Arte-Doku über Jacques Derrida: Auf Abstand zum Zentrum

Zum 10. Todestag des Philosophen Jacques Derrida zeigt Arte eine Dokumentation über das Leben des Begründers der Dekonstruktion.

Er blieb stets auf Distanz zur institutionellen Philosophie: Jacques Derrida. Bild: Arte France

„Das Zentrum ist nicht das Zentrum“ lautet eine der paradox anmutenden Formulierungen Jacques Derridas. Dieser Satz zieht sich indirekt als Inszenierungsidee durch den gesamten Dokumentarfilm „Jacques Derrida oder Der Mut zum Denken“ der Filmemacherin Virginie Linhart und des Biografen Benoît Peeters über den französischen Philosophen, der heute vor 10 Jahren verstarb: Schon in der ersten Minute ist Derrida darin als Denker zu sehen, der sich am Rand hielt. Und zwar in seinem Haus in Ris-Orangis, einem Vorort von Paris.

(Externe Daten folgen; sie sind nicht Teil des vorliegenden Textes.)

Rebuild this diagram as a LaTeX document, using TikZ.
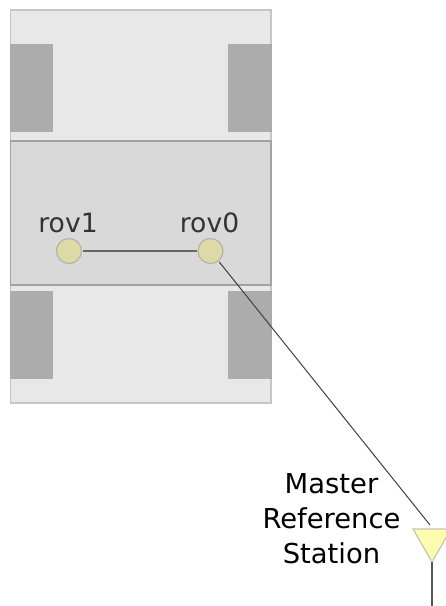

Dieser „Abstand zum Zentrum“, den ihm sein Philosophen-Kollege Étienne Balibar in einer Szene bescheinigt, kennzeichnet viele Stationen im Leben Derridas. So wurde er 1930 als französischer Jude in Algerien geboren, das damals als Kolonie Frankreichs fernab des Hauptgeschehens lag. Als Jude wurde er diskriminiert: Er durfte 1942 nicht aufs französische Gymnasium, weil er durch die antisemitischen Gesetze des Vichy-Regimes seine französische Staatsbürgerschaft verloren hatte. Später in Frankreich brauchte er mehrere Anläufe, um an der École normale supérieure studieren zu können, und seine eigene Lehre sollte stets auf Distanz zur institutionellen Philosophie bleiben.

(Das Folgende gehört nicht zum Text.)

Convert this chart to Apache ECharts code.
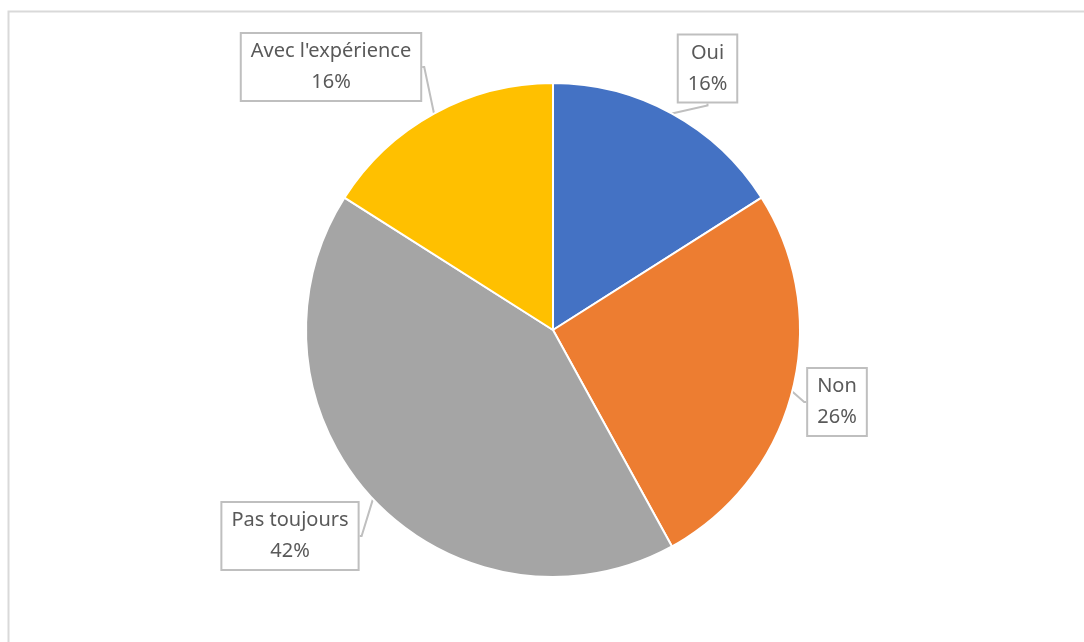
<!DOCTYPE html>
<html>
<head>
<meta charset="utf-8">
<script src="https://cdn.jsdelivr.net/npm/echarts@6/dist/echarts.min.js"></script>
<style>
html,body{margin:0;padding:0;background:#fff;}
#chart{width:1084px;height:642px;}
</style>
</head>
<body>
<div id="chart"></div>
<script>
const categories = ["Oui", "Non", "Pas toujours", "Avec l'expérience"];
const values = [16, 26, 42, 16];
const colors = ["#4472C4", "#ED7D31", "#A5A5A5", "#FFC000"];
const labelPos = [[707.5, 68.5], [837, 402], [290, 536], [331, 67]];

const chart = echarts.init(document.getElementById('chart'), null, {renderer: 'canvas'});
chart.setOption({
  animation: false,
  backgroundColor: '#ffffff',
  graphic: [{
    type: 'rect',
    shape: {x: 8.5, y: 11.5, width: 1200, height: 800},
    style: {fill: 'none', stroke: '#d9d9d9', lineWidth: 2},
    silent: true,
    z: -1
  }],
  series: [{
    type: 'pie',
    center: [553, 330],
    radius: 247,
    startAngle: 90,
    clockwise: true,
    percentPrecision: 0,
    data: categories.map((c, i) => ({name: c, value: values[i], itemStyle: {color: colors[i]}})),
    itemStyle: {borderColor: '#ffffff', borderWidth: 2},
    label: {
      show: true,
      position: 'outside',
      formatter: '{b}\n{d}%',
      color: '#595959',
      fontFamily: 'Noto Sans',
      fontSize: 20,
      lineHeight: 31,
      align: 'center',
      backgroundColor: '#ffffff',
      borderColor: '#bfbfbf',
      borderWidth: 2,
      padding: [2, 9, 2, 9]
    },
    labelLine: {
      show: true,
      length: 4,
      length2: 2,
      lineStyle: {color: '#bfbfbf', width: 2}
    },
    labelLayout: function (params) {
      const p = labelPos[params.dataIndex];
      return {x: p[0], y: p[1], align: 'center', verticalAlign: 'middle'};
    },
    emphasis: {disabled: true}
  }]
});
</script>
</body>
</html>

Von diesen Stationen erzählt der Film ebenso wie von der Kritik, die Derrida erntete, als er sich 1968, inmitten der Pariser Studentenunruhen, nicht an den revolutionären Bestrebungen seines weitgehend marxistischen Berufsstands beteiligte, sondern in ein von Einfamilienhäusern dominiertes Viertel von Ris-Orangis zog, wo er bis zu seinem Tod wohnte. Diese Zurückhaltung brachte ihm den Ruf ein, „unpolitisch“ zu sein, wie man an den Einschätzungen Balibars oder der Psychoanalytikerin Élisabeth Roudinesco ermessen kann, die in ihm ausdrücklich „keinen Revolutionär“ sahen.

Derrida selbst ist in einigen Fernsehaufzeichnungen von Debattenrunden zu erleben, wie er von seiner spektakulären Reise nach Prag zurückkehrt, umringt von Presseleuten, weil er die Dissidenten der Charta 77 getroffen hatte, von der tschechoslowakischen Polizei jedoch mit untergeschobenen Drogen für mehrere Tage ins Gefängnis gesteckt worden war. Man sieht ihn auch in seinem Seminar an der Pariser École des Hautes Études en Sciences Sociales, an der er als „directeur de recherche“ wirkte, oder wie er in den USA, zum Theoriestar avanciert, von ergriffenen Studentinnen die Hand geschüttelt bekommt.

Es fehlt der Denker Derrida

„Jacques Derrida oder Der Mut zum Denken“, Mittwoch 8. Oktober, 21.45 Uhr, Arte.

Neben den genannten Zeitzeugen kommen weitere Weggefährten wie die Schriftstellerin Hélène Cixous und die US-Dekonstruktivistin Avital Ronell zur Sprache. Was der Film weniger in den Blick bekommt, ist der Denker Derrida. Zugegebenermaßen ist das keine einfache Aufgabe und erst recht keine für einen Film von 50 Minuten. Doch erfahren die Zuschauer leider wenig über den von Derrida geprägten Begriff der „Dekonstruktion“ – abgesehen davon, dass dieser Ansatz internationalen Einfluss auf die Geisteswissenschaften hatte. Andere zentrale Begriffe wie den der „Différance“ bringen Linhart und Peeters erst gar nicht ins Spiel.

Am nächsten kommt der Film der Philosophie Derridas in Sätzen wie dem von Ronell, die an einer Stelle bemerkt: „Dekonstruktion hat die Leute immer dazu angetrieben, die Texte wirklich zu lesen, anstatt sie voller Respekt anzugehen.“ Man ahnt: Es geht um gründliche Lektüre, genaues Hinschauen. Was für philosophische Interpretationsstrategien dabei im Einzelnen zum Tragen kommen, bleibt offen. Insofern verspricht der Untertitel „Der Mut zum Denken“ mehr, als der Film bieten kann.